Your copy of the material below should match it exactly, except that it holds no pictures.

::::::::::

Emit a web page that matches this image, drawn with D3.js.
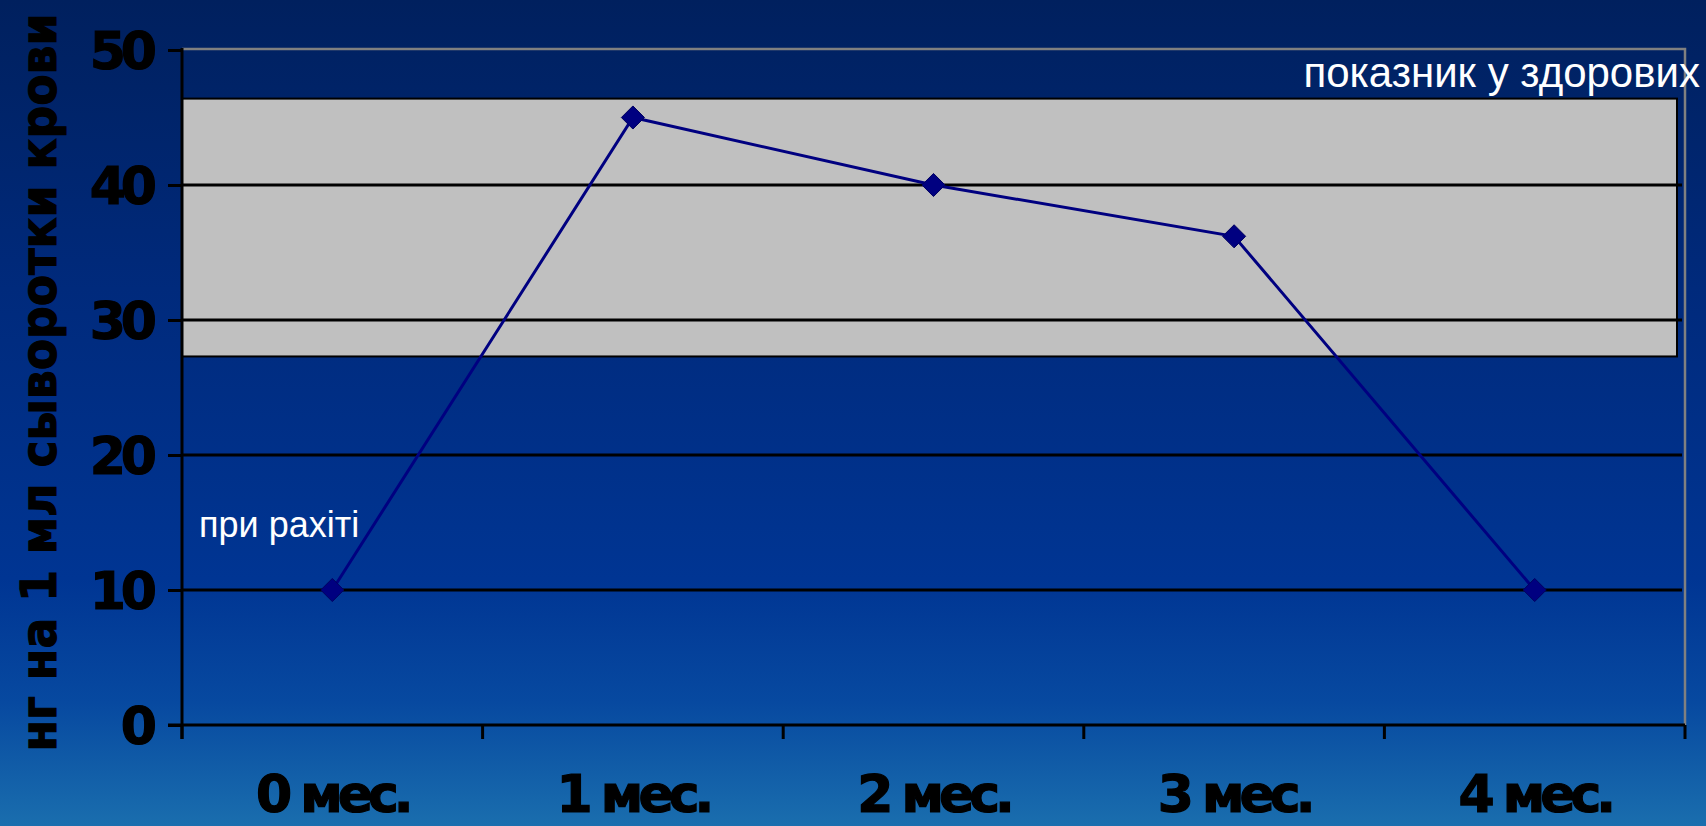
<!DOCTYPE html>
<html>
<head>
<meta charset="utf-8">
<script src="https://cdn.jsdelivr.net/npm/d3@7"></script>
<style>
  html, body { margin: 0; padding: 0; overflow: hidden; }
  svg { display: block; }
</style>
</head>
<body>
<svg id="chart" width="1706" height="826"></svg>
<script>
// Months after start of treatment
const categories = ["0 мес.", "1 мес.", "2 мес.", "3 мес.", "4 мес."];
// Serum level, ng per 1 ml
const values = [10, 45, 40, 36.2, 10];
const yTicks = [0, 10, 20, 30, 40, 50];
// Range seen in healthy children
const healthyRange = [27.3, 46.4];
const yTitle = "нг на 1 мл сыворотки крови";
const healthyLabel = "показник у здорових";
const ricketsLabel = "при рахіті";

const W = 1706, H = 826;
const plot = { left: 182, right: 1685, top: 50, bottom: 725 };

const svg = d3.select("#chart");

// Slide background: dark navy at the top, lighter blue toward the bottom
const defs = svg.append("defs");
const grad = defs.append("linearGradient")
  .attr("id", "bg").attr("x1", 0).attr("y1", 0).attr("x2", 0).attr("y2", 1);
[[0, "#00205e"], [0.35, "#002a7c"], [0.7, "#003593"], [0.85, "#0749a0"], [1, "#1a6eae"]]
  .forEach(([o, c]) => grad.append("stop").attr("offset", o).attr("stop-color", c));
svg.append("rect").attr("width", W).attr("height", H).attr("fill", "url(#bg)");

const x = d3.scaleBand().domain(categories).range([plot.left, plot.right]).padding(0);
const y = d3.scaleLinear().domain([0, 50]).range([plot.bottom, plot.top]);

const boldText = sel => sel
  .attr("fill", "#000")
  .attr("stroke", "#000")
  .attr("stroke-width", 1.2)
  .attr("font-family", "'DejaVu Sans', sans-serif")
  .attr("font-weight", "bold")
  .attr("font-size", 52);

// Healthy range band
svg.append("rect")
  .attr("x", plot.left)
  .attr("y", y(healthyRange[1]))
  .attr("width", 1677 - plot.left)
  .attr("height", y(healthyRange[0]) - y(healthyRange[1]))
  .attr("fill", "#c0c0c0")
  .attr("stroke", "#000")
  .attr("stroke-width", 2);

// Plot frame (top and right)
svg.append("path")
  .attr("d", `M${plot.left},${plot.top - 1}H${plot.right}V${plot.bottom}`)
  .attr("fill", "none").attr("stroke", "#808080").attr("stroke-width", 2.5);

// Horizontal gridlines
svg.append("g").selectAll("line")
  .data(yTicks.filter(t => t > 0 && t < 50))
  .join("line")
  .attr("x1", plot.left).attr("x2", 1682)
  .attr("y1", d => y(d)).attr("y2", d => y(d))
  .attr("stroke", "#000").attr("stroke-width", 3);

// Y axis
const yAxis = svg.append("g")
  .attr("transform", `translate(${plot.left},0)`)
  .call(d3.axisLeft(y).tickValues(yTicks).tickSize(14).tickPadding(16).tickSizeOuter(0));
yAxis.select(".domain").remove();
yAxis.selectAll(".tick line").attr("stroke", "#000").attr("stroke-width", 3);
yAxis.selectAll(".tick text")
  .call(boldText)
  .attr("letter-spacing", -5)
  .attr("dy", "0.36em");
svg.append("line")
  .attr("x1", plot.left).attr("x2", plot.left)
  .attr("y1", plot.top - 2).attr("y2", plot.bottom + 14)
  .attr("stroke", "#000").attr("stroke-width", 3);

// X axis: labels centered in bands, ticks on band boundaries
const xAxis = svg.append("g")
  .attr("transform", `translate(0,${plot.bottom})`)
  .call(d3.axisBottom(x).tickSize(0).tickPadding(0));
xAxis.select(".domain").remove();
xAxis.selectAll(".tick text")
  .call(boldText)
  .attr("letter-spacing", -5)
  .attr("dy", null)
  .attr("y", 87);
svg.append("line")
  .attr("x1", plot.left - 14).attr("x2", plot.right)
  .attr("y1", plot.bottom).attr("y2", plot.bottom)
  .attr("stroke", "#000").attr("stroke-width", 3);
const boundaries = categories.map(c => x(c)).concat([plot.right]);
svg.append("g").selectAll("line")
  .data(boundaries)
  .join("line")
  .attr("x1", d => d).attr("x2", d => d)
  .attr("y1", plot.bottom).attr("y2", plot.bottom + 14)
  .attr("stroke", "#000").attr("stroke-width", 3);

// Y axis title, squeezed horizontally so it spans the slide height
const titleLen = 738;
const title = svg.append("text")
  .attr("text-anchor", "middle")
  .call(boldText)
  .attr("font-size", 50)
  .text(yTitle);
const naturalLen = title.node().getComputedTextLength();
title.attr("transform",
  `translate(56,${(12 + 753) / 2}) rotate(-90) scale(${titleLen / naturalLen},1)`);

// Series line with diamond markers
const cx = c => x(c) + x.bandwidth() / 2;
const pts = categories.map((c, i) => [cx(c), y(values[i])]);
svg.append("path")
  .attr("d", d3.line()(pts))
  .attr("fill", "none")
  .attr("stroke", "#000080")
  .attr("stroke-width", 3);
svg.append("g").selectAll("path")
  .data(pts)
  .join("path")
  .attr("transform", d => `translate(${d[0]},${d[1]})`)
  .attr("d", d3.symbol(d3.symbolDiamond2, 340)())
  .attr("fill", "#000080")
  .attr("stroke", "#000060")
  .attr("stroke-width", 1);

// Annotations
svg.append("text")
  .attr("x", 1700).attr("y", 87)
  .attr("text-anchor", "end")
  .attr("fill", "#fff")
  .attr("font-family", "'Liberation Sans', Arial, sans-serif")
  .attr("font-size", 42)
  .text(healthyLabel);
svg.append("text")
  .attr("x", 199).attr("y", 537)
  .attr("fill", "#fff")
  .attr("font-family", "'Liberation Sans', Arial, sans-serif")
  .attr("font-size", 36)
  .text(ricketsLabel);
</script>
</body>
</html>
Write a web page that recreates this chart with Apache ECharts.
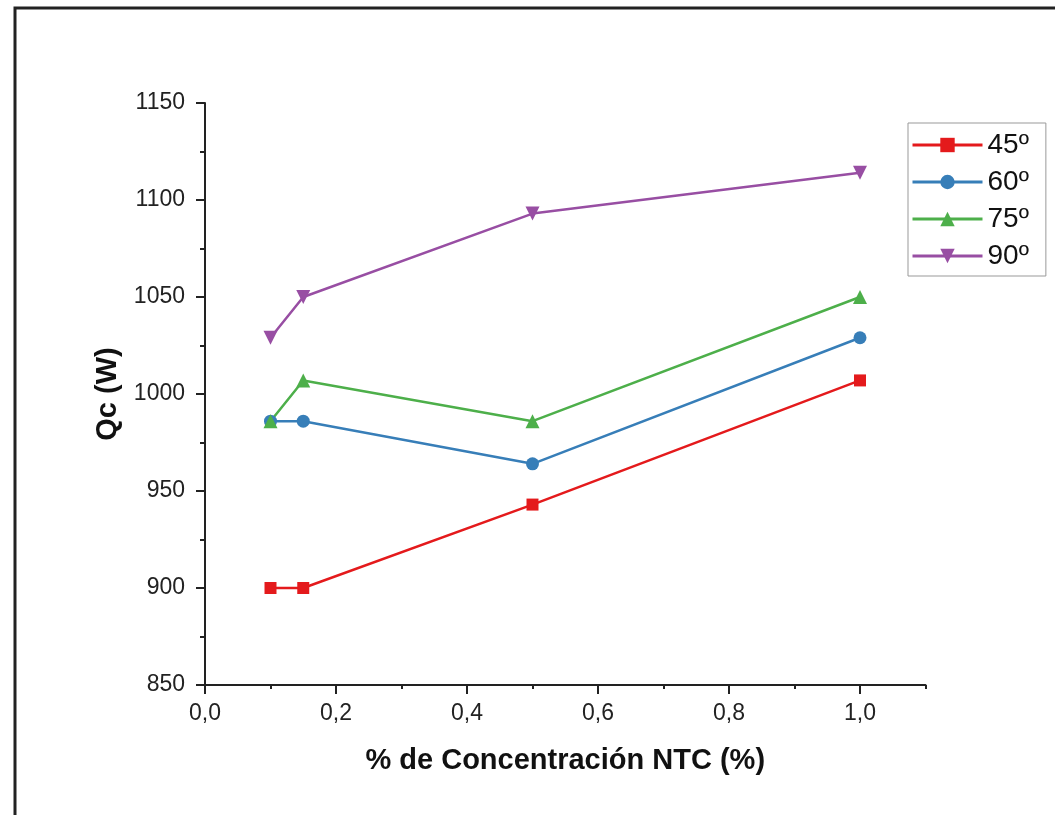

::::::::::

### Full solution
Emit a web page that matches this image, drawn with D3.js.
<!DOCTYPE html>
<html>
<head>
<meta charset="utf-8">
<script src="https://cdn.jsdelivr.net/npm/d3@7"></script>
<style>
  html, body { margin: 0; padding: 0; overflow: hidden; }
  svg { display: block; }
</style>
</head>
<body>
<svg id="chart" width="1706" height="826"></svg>
<script>
// Months after start of treatment
const categories = ["0 мес.", "1 мес.", "2 мес.", "3 мес.", "4 мес."];
// Serum level, ng per 1 ml
const values = [10, 45, 40, 36.2, 10];
const yTicks = [0, 10, 20, 30, 40, 50];
// Range seen in healthy children
const healthyRange = [27.3, 46.4];
const yTitle = "нг на 1 мл сыворотки крови";
const healthyLabel = "показник у здорових";
const ricketsLabel = "при рахіті";

const W = 1706, H = 826;
const plot = { left: 182, right: 1685, top: 50, bottom: 725 };

const svg = d3.select("#chart");

// Slide background: dark navy at the top, lighter blue toward the bottom
const defs = svg.append("defs");
const grad = defs.append("linearGradient")
  .attr("id", "bg").attr("x1", 0).attr("y1", 0).attr("x2", 0).attr("y2", 1);
[[0, "#00205e"], [0.35, "#002a7c"], [0.7, "#003593"], [0.85, "#0749a0"], [1, "#1a6eae"]]
  .forEach(([o, c]) => grad.append("stop").attr("offset", o).attr("stop-color", c));
svg.append("rect").attr("width", W).attr("height", H).attr("fill", "url(#bg)");

const x = d3.scaleBand().domain(categories).range([plot.left, plot.right]).padding(0);
const y = d3.scaleLinear().domain([0, 50]).range([plot.bottom, plot.top]);

const boldText = sel => sel
  .attr("fill", "#000")
  .attr("stroke", "#000")
  .attr("stroke-width", 1.2)
  .attr("font-family", "'DejaVu Sans', sans-serif")
  .attr("font-weight", "bold")
  .attr("font-size", 52);

// Healthy range band
svg.append("rect")
  .attr("x", plot.left)
  .attr("y", y(healthyRange[1]))
  .attr("width", 1677 - plot.left)
  .attr("height", y(healthyRange[0]) - y(healthyRange[1]))
  .attr("fill", "#c0c0c0")
  .attr("stroke", "#000")
  .attr("stroke-width", 2);

// Plot frame (top and right)
svg.append("path")
  .attr("d", `M${plot.left},${plot.top - 1}H${plot.right}V${plot.bottom}`)
  .attr("fill", "none").attr("stroke", "#808080").attr("stroke-width", 2.5);

// Horizontal gridlines
svg.append("g").selectAll("line")
  .data(yTicks.filter(t => t > 0 && t < 50))
  .join("line")
  .attr("x1", plot.left).attr("x2", 1682)
  .attr("y1", d => y(d)).attr("y2", d => y(d))
  .attr("stroke", "#000").attr("stroke-width", 3);

// Y axis
const yAxis = svg.append("g")
  .attr("transform", `translate(${plot.left},0)`)
  .call(d3.axisLeft(y).tickValues(yTicks).tickSize(14).tickPadding(16).tickSizeOuter(0));
yAxis.select(".domain").remove();
yAxis.selectAll(".tick line").attr("stroke", "#000").attr("stroke-width", 3);
yAxis.selectAll(".tick text")
  .call(boldText)
  .attr("letter-spacing", -5)
  .attr("dy", "0.36em");
svg.append("line")
  .attr("x1", plot.left).attr("x2", plot.left)
  .attr("y1", plot.top - 2).attr("y2", plot.bottom + 14)
  .attr("stroke", "#000").attr("stroke-width", 3);

// X axis: labels centered in bands, ticks on band boundaries
const xAxis = svg.append("g")
  .attr("transform", `translate(0,${plot.bottom})`)
  .call(d3.axisBottom(x).tickSize(0).tickPadding(0));
xAxis.select(".domain").remove();
xAxis.selectAll(".tick text")
  .call(boldText)
  .attr("letter-spacing", -5)
  .attr("dy", null)
  .attr("y", 87);
svg.append("line")
  .attr("x1", plot.left - 14).attr("x2", plot.right)
  .attr("y1", plot.bottom).attr("y2", plot.bottom)
  .attr("stroke", "#000").attr("stroke-width", 3);
const boundaries = categories.map(c => x(c)).concat([plot.right]);
svg.append("g").selectAll("line")
  .data(boundaries)
  .join("line")
  .attr("x1", d => d).attr("x2", d => d)
  .attr("y1", plot.bottom).attr("y2", plot.bottom + 14)
  .attr("stroke", "#000").attr("stroke-width", 3);

// Y axis title, squeezed horizontally so it spans the slide height
const titleLen = 738;
const title = svg.append("text")
  .attr("text-anchor", "middle")
  .call(boldText)
  .attr("font-size", 50)
  .text(yTitle);
const naturalLen = title.node().getComputedTextLength();
title.attr("transform",
  `translate(56,${(12 + 753) / 2}) rotate(-90) scale(${titleLen / naturalLen},1)`);

// Series line with diamond markers
const cx = c => x(c) + x.bandwidth() / 2;
const pts = categories.map((c, i) => [cx(c), y(values[i])]);
svg.append("path")
  .attr("d", d3.line()(pts))
  .attr("fill", "none")
  .attr("stroke", "#000080")
  .attr("stroke-width", 3);
svg.append("g").selectAll("path")
  .data(pts)
  .join("path")
  .attr("transform", d => `translate(${d[0]},${d[1]})`)
  .attr("d", d3.symbol(d3.symbolDiamond2, 340)())
  .attr("fill", "#000080")
  .attr("stroke", "#000060")
  .attr("stroke-width", 1);

// Annotations
svg.append("text")
  .attr("x", 1700).attr("y", 87)
  .attr("text-anchor", "end")
  .attr("fill", "#fff")
  .attr("font-family", "'Liberation Sans', Arial, sans-serif")
  .attr("font-size", 42)
  .text(healthyLabel);
svg.append("text")
  .attr("x", 199).attr("y", 537)
  .attr("fill", "#fff")
  .attr("font-family", "'Liberation Sans', Arial, sans-serif")
  .attr("font-size", 36)
  .text(ricketsLabel);
</script>
</body>
</html>
Write a web page that recreates this chart with Apache ECharts.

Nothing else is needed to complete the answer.